- _Objective_
Copy all lines below exactly as written. Leave pictures out.

- _Dataset records_
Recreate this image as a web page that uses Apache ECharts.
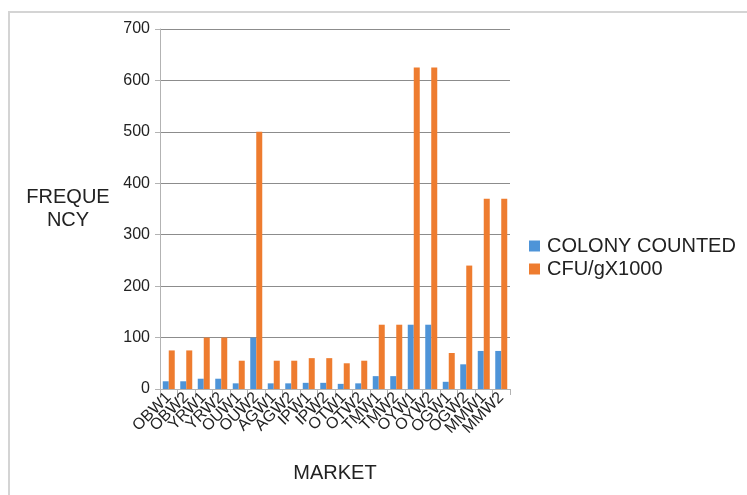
<!DOCTYPE html>
<html>
<head>
<meta charset="utf-8">
<script src="https://cdn.jsdelivr.net/npm/echarts@6/dist/echarts.min.js"></script>
<style>
html,body{margin:0;padding:0;background:#fff;}
#frame{position:absolute;left:8px;top:11px;width:739px;height:484px;border-left:2px solid #d4d4d4;border-top:2px solid #d4d4d4;box-sizing:border-box;}
#chart{position:absolute;left:0;top:0;width:747px;height:495px;}
</style>
</head>
<body>
<div id="frame"></div>
<div id="chart"></div>
<script>
const categories = ['OBW1','OBW2','YRW1','YRW2','OUW1','OUW2','AGW1','AGW2','IPW1','IPW2','OTW1','OTW2','TMW1','TMW2','OYW1','OYW2','OGW1','OGW2','MMW1','MMW2'];
const colonyCounted = [15,15,20,20,11,100,11,11,12,12,10,11,25,25,125,125,14,48,74,74];
const cfuX1000 = [75,75,100,100,55,500,55,55,60,60,50,55,125,125,625,625,70,240,370,370];
const yTicks = [0,100,200,300,400,500,600,700];

const chart = echarts.init(document.getElementById('chart'), null, {renderer:'canvas'});
const font = 'Liberation Sans, Arial, sans-serif';
chart.setOption({
  animation:false,
  textStyle:{fontFamily:font},
  grid:{left:160,right:237,top:29,bottom:106,containLabel:false},
  legend:{
    orient:'vertical', left:524, top:231, itemWidth:11, itemHeight:11, itemGap:3,
    icon:'rect',
    textStyle:{fontSize:20,color:'#222',fontFamily:font,padding:[0,0,0,2]},
    data:['COLONY COUNTED','CFU/gX1000']
  },
  xAxis:{
    type:'category', data:categories,
    name:'MARKET', nameLocation:'middle', nameGap:74,
    nameTextStyle:{fontSize:20,color:'#222',fontFamily:font},
    axisLine:{lineStyle:{color:'#b3b3b3',width:1}},
    axisTick:{show:true,length:6,alignWithLabel:false,lineStyle:{color:'#b3b3b3'}},
    axisLabel:{rotate:45,fontSize:16,color:'#222',margin:6,interval:0,fontFamily:font}
  },
  yAxis:{
    type:'value', min:yTicks[0], max:yTicks[yTicks.length-1], interval:100,
    name:'FREQUE\nNCY', nameLocation:'middle', nameGap:92, nameRotate:0,
    nameTextStyle:{fontSize:20,color:'#222',fontFamily:font,lineHeight:23,align:'center'},
    axisLine:{show:true,lineStyle:{color:'#b3b3b3'}},
    axisTick:{show:true,length:5,inside:false,lineStyle:{color:'#b3b3b3'}},
    axisLabel:{fontSize:16,color:'#222',margin:10,fontFamily:font},
    splitLine:{lineStyle:{color:'#8c8c8c',width:1}}
  },
  series:[
    {name:'COLONY COUNTED',type:'bar',data:colonyCounted,barWidth:6,barGap:'0%',itemStyle:{color:'#4E94D8'}},
    {name:'CFU/gX1000',type:'bar',data:cfuX1000,barWidth:6,barGap:'0%',itemStyle:{color:'#EE7C2F'}}
  ]
});
</script>
</body>
</html>
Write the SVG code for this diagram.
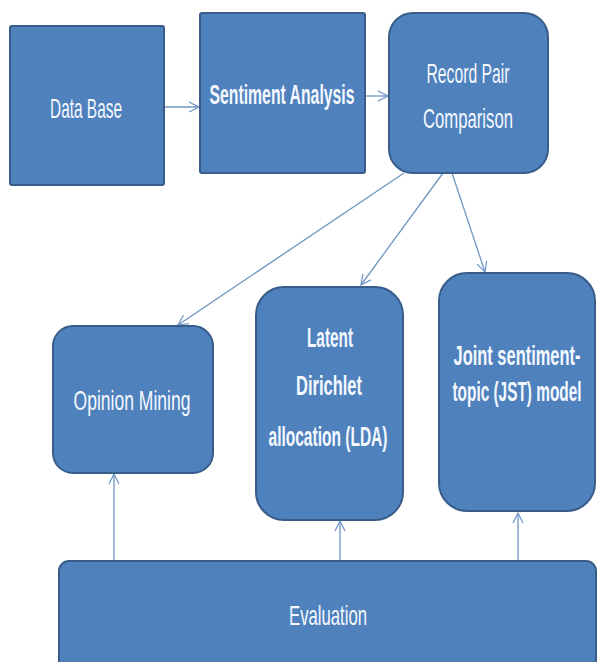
<svg xmlns="http://www.w3.org/2000/svg" width="597" height="662" viewBox="0 0 597 662">
  <defs>
    <marker id="arr" viewBox="0 0 12 12" refX="11" refY="6" markerWidth="12" markerHeight="12" markerUnits="userSpaceOnUse" orient="auto">
      <path d="M1,1 L11,6 L1,11" fill="none" stroke="#6f94c4" stroke-width="1.2"/>
    </marker>
    <style>
      .box { fill: #4f81bd; stroke: #385d8a; stroke-width: 2; }
      .lbl { fill: #f4f8ff; font-family: "Liberation Sans", "Noto Sans", sans-serif; font-size: 28px; text-anchor: middle; }
      .b { font-weight: bold; }
      .con { stroke: #6f94c4; stroke-width: 1.3; fill: none; marker-end: url(#arr); }
    </style>
  </defs>
  <rect width="597" height="662" fill="#ffffff"/>

  <g id="connectors">
    <line class="con" x1="164" y1="107" x2="199" y2="107"/>
    <line class="con" x1="365" y1="96" x2="388" y2="96"/>
    <line class="con" x1="404" y1="173" x2="178" y2="325"/>
    <line class="con" x1="443" y1="173" x2="361" y2="285"/>
    <line class="con" x1="452" y1="173" x2="485" y2="272"/>
    <line class="con" x1="114" y1="561" x2="114" y2="474"/>
    <line class="con" x1="340" y1="561" x2="340" y2="521"/>
    <line class="con" x1="518" y1="561" x2="518" y2="513"/>
  </g>

  <g id="database">
    <rect class="box" x="10" y="26" width="154" height="159" rx="2"/>
    <text class="lbl" x="86" y="118" textLength="72" lengthAdjust="spacingAndGlyphs">Data Base</text>
  </g>

  <g id="sentiment-analysis">
    <rect class="box" x="200" y="13" width="165" height="160" rx="2"/>
    <text class="lbl b" x="282" y="104" textLength="145" lengthAdjust="spacingAndGlyphs">Sentiment Analysis</text>
  </g>

  <g id="record-pair">
    <rect class="box" x="389" y="13" width="159" height="160" rx="24"/>
    <text class="lbl" x="468" y="83" textLength="83" lengthAdjust="spacingAndGlyphs">Record Pair</text>
    <text class="lbl" x="468" y="128" textLength="90" lengthAdjust="spacingAndGlyphs">Comparison</text>
  </g>

  <g id="opinion-mining">
    <rect class="box" x="53" y="326" width="160" height="147" rx="20"/>
    <text class="lbl" x="132" y="410" textLength="117" lengthAdjust="spacingAndGlyphs">Opinion Mining</text>
  </g>

  <g id="lda">
    <rect class="box" x="256" y="287" width="147" height="233" rx="28"/>
    <text class="lbl b" x="330" y="347" textLength="46" lengthAdjust="spacingAndGlyphs">Latent</text>
    <text class="lbl b" x="329" y="395" textLength="66" lengthAdjust="spacingAndGlyphs">Dirichlet</text>
    <text class="lbl b" x="328" y="446" textLength="119" lengthAdjust="spacingAndGlyphs">allocation (LDA)</text>
  </g>

  <g id="jst">
    <rect class="box" x="439" y="273" width="156" height="238" rx="28"/>
    <text class="lbl b" x="517" y="365" textLength="127" lengthAdjust="spacingAndGlyphs">Joint sentiment-</text>
    <text class="lbl b" x="517" y="401" textLength="129" lengthAdjust="spacingAndGlyphs">topic (JST) model</text>
  </g>

  <g id="evaluation">
    <rect class="box" x="59" y="561" width="537" height="110" rx="10"/>
    <text class="lbl" x="328" y="625" textLength="78" lengthAdjust="spacingAndGlyphs">Evaluation</text>
  </g>
</svg>
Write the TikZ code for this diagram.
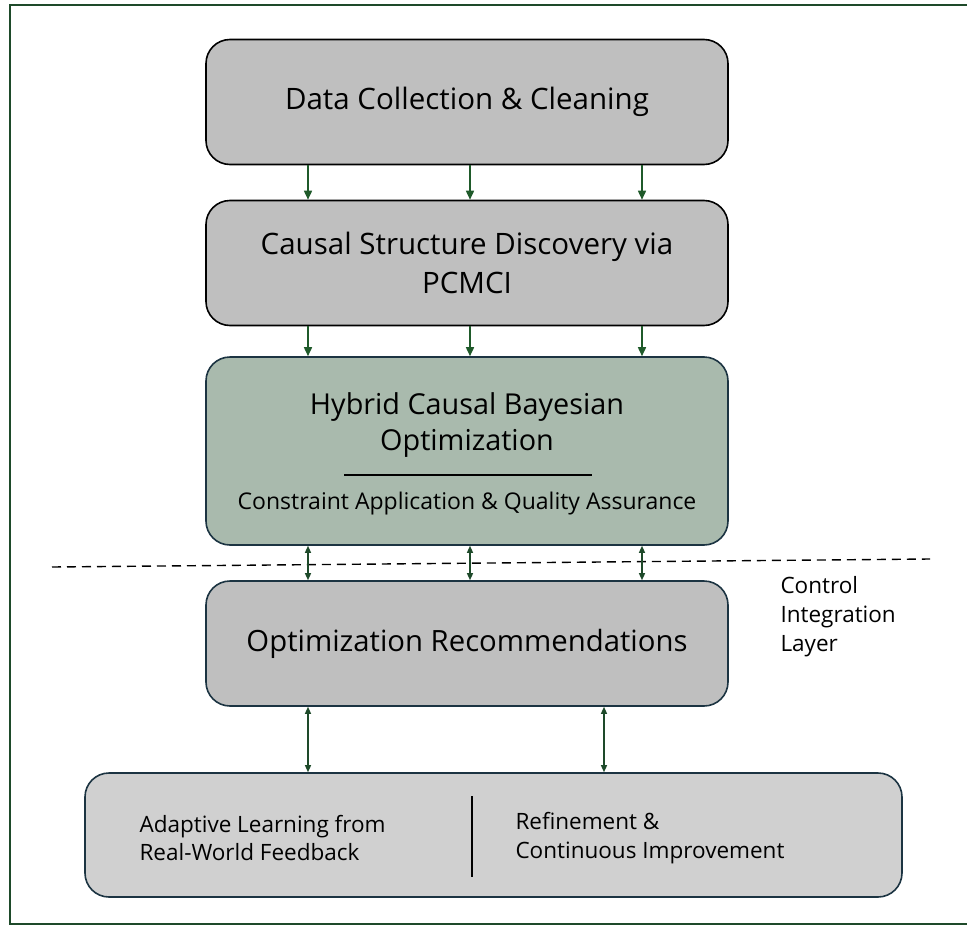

- _Task response_
Recreate this image as a web page that uses Apache ECharts.
<!DOCTYPE html>
<html>
<head>
<meta charset="utf-8">
<script src="https://cdn.jsdelivr.net/npm/echarts@6/dist/echarts.min.js"></script>
<style>
html,body{margin:0;padding:0;background:#fff;}
#frame{position:absolute;left:8px;top:11px;width:739px;height:484px;border-left:2px solid #d4d4d4;border-top:2px solid #d4d4d4;box-sizing:border-box;}
#chart{position:absolute;left:0;top:0;width:747px;height:495px;}
</style>
</head>
<body>
<div id="frame"></div>
<div id="chart"></div>
<script>
const categories = ['OBW1','OBW2','YRW1','YRW2','OUW1','OUW2','AGW1','AGW2','IPW1','IPW2','OTW1','OTW2','TMW1','TMW2','OYW1','OYW2','OGW1','OGW2','MMW1','MMW2'];
const colonyCounted = [15,15,20,20,11,100,11,11,12,12,10,11,25,25,125,125,14,48,74,74];
const cfuX1000 = [75,75,100,100,55,500,55,55,60,60,50,55,125,125,625,625,70,240,370,370];
const yTicks = [0,100,200,300,400,500,600,700];

const chart = echarts.init(document.getElementById('chart'), null, {renderer:'canvas'});
const font = 'Liberation Sans, Arial, sans-serif';
chart.setOption({
  animation:false,
  textStyle:{fontFamily:font},
  grid:{left:160,right:237,top:29,bottom:106,containLabel:false},
  legend:{
    orient:'vertical', left:524, top:231, itemWidth:11, itemHeight:11, itemGap:3,
    icon:'rect',
    textStyle:{fontSize:20,color:'#222',fontFamily:font,padding:[0,0,0,2]},
    data:['COLONY COUNTED','CFU/gX1000']
  },
  xAxis:{
    type:'category', data:categories,
    name:'MARKET', nameLocation:'middle', nameGap:74,
    nameTextStyle:{fontSize:20,color:'#222',fontFamily:font},
    axisLine:{lineStyle:{color:'#b3b3b3',width:1}},
    axisTick:{show:true,length:6,alignWithLabel:false,lineStyle:{color:'#b3b3b3'}},
    axisLabel:{rotate:45,fontSize:16,color:'#222',margin:6,interval:0,fontFamily:font}
  },
  yAxis:{
    type:'value', min:yTicks[0], max:yTicks[yTicks.length-1], interval:100,
    name:'FREQUE\nNCY', nameLocation:'middle', nameGap:92, nameRotate:0,
    nameTextStyle:{fontSize:20,color:'#222',fontFamily:font,lineHeight:23,align:'center'},
    axisLine:{show:true,lineStyle:{color:'#b3b3b3'}},
    axisTick:{show:true,length:5,inside:false,lineStyle:{color:'#b3b3b3'}},
    axisLabel:{fontSize:16,color:'#222',margin:10,fontFamily:font},
    splitLine:{lineStyle:{color:'#8c8c8c',width:1}}
  },
  series:[
    {name:'COLONY COUNTED',type:'bar',data:colonyCounted,barWidth:6,barGap:'0%',itemStyle:{color:'#4E94D8'}},
    {name:'CFU/gX1000',type:'bar',data:cfuX1000,barWidth:6,barGap:'0%',itemStyle:{color:'#EE7C2F'}}
  ]
});
</script>
</body>
</html>
Write the SVG code for this diagram.
<svg xmlns="http://www.w3.org/2000/svg" width="597" height="662" viewBox="0 0 597 662">
  <defs>
    <marker id="arr" viewBox="0 0 12 12" refX="11" refY="6" markerWidth="12" markerHeight="12" markerUnits="userSpaceOnUse" orient="auto">
      <path d="M1,1 L11,6 L1,11" fill="none" stroke="#6f94c4" stroke-width="1.2"/>
    </marker>
    <style>
      .box { fill: #4f81bd; stroke: #385d8a; stroke-width: 2; }
      .lbl { fill: #f4f8ff; font-family: "Liberation Sans", "Noto Sans", sans-serif; font-size: 28px; text-anchor: middle; }
      .b { font-weight: bold; }
      .con { stroke: #6f94c4; stroke-width: 1.3; fill: none; marker-end: url(#arr); }
    </style>
  </defs>
  <rect width="597" height="662" fill="#ffffff"/>

  <g id="connectors">
    <line class="con" x1="164" y1="107" x2="199" y2="107"/>
    <line class="con" x1="365" y1="96" x2="388" y2="96"/>
    <line class="con" x1="404" y1="173" x2="178" y2="325"/>
    <line class="con" x1="443" y1="173" x2="361" y2="285"/>
    <line class="con" x1="452" y1="173" x2="485" y2="272"/>
    <line class="con" x1="114" y1="561" x2="114" y2="474"/>
    <line class="con" x1="340" y1="561" x2="340" y2="521"/>
    <line class="con" x1="518" y1="561" x2="518" y2="513"/>
  </g>

  <g id="database">
    <rect class="box" x="10" y="26" width="154" height="159" rx="2"/>
    <text class="lbl" x="86" y="118" textLength="72" lengthAdjust="spacingAndGlyphs">Data Base</text>
  </g>

  <g id="sentiment-analysis">
    <rect class="box" x="200" y="13" width="165" height="160" rx="2"/>
    <text class="lbl b" x="282" y="104" textLength="145" lengthAdjust="spacingAndGlyphs">Sentiment Analysis</text>
  </g>

  <g id="record-pair">
    <rect class="box" x="389" y="13" width="159" height="160" rx="24"/>
    <text class="lbl" x="468" y="83" textLength="83" lengthAdjust="spacingAndGlyphs">Record Pair</text>
    <text class="lbl" x="468" y="128" textLength="90" lengthAdjust="spacingAndGlyphs">Comparison</text>
  </g>

  <g id="opinion-mining">
    <rect class="box" x="53" y="326" width="160" height="147" rx="20"/>
    <text class="lbl" x="132" y="410" textLength="117" lengthAdjust="spacingAndGlyphs">Opinion Mining</text>
  </g>

  <g id="lda">
    <rect class="box" x="256" y="287" width="147" height="233" rx="28"/>
    <text class="lbl b" x="330" y="347" textLength="46" lengthAdjust="spacingAndGlyphs">Latent</text>
    <text class="lbl b" x="329" y="395" textLength="66" lengthAdjust="spacingAndGlyphs">Dirichlet</text>
    <text class="lbl b" x="328" y="446" textLength="119" lengthAdjust="spacingAndGlyphs">allocation (LDA)</text>
  </g>

  <g id="jst">
    <rect class="box" x="439" y="273" width="156" height="238" rx="28"/>
    <text class="lbl b" x="517" y="365" textLength="127" lengthAdjust="spacingAndGlyphs">Joint sentiment-</text>
    <text class="lbl b" x="517" y="401" textLength="129" lengthAdjust="spacingAndGlyphs">topic (JST) model</text>
  </g>

  <g id="evaluation">
    <rect class="box" x="59" y="561" width="537" height="110" rx="10"/>
    <text class="lbl" x="328" y="625" textLength="78" lengthAdjust="spacingAndGlyphs">Evaluation</text>
  </g>
</svg>
Write the TikZ code for this diagram.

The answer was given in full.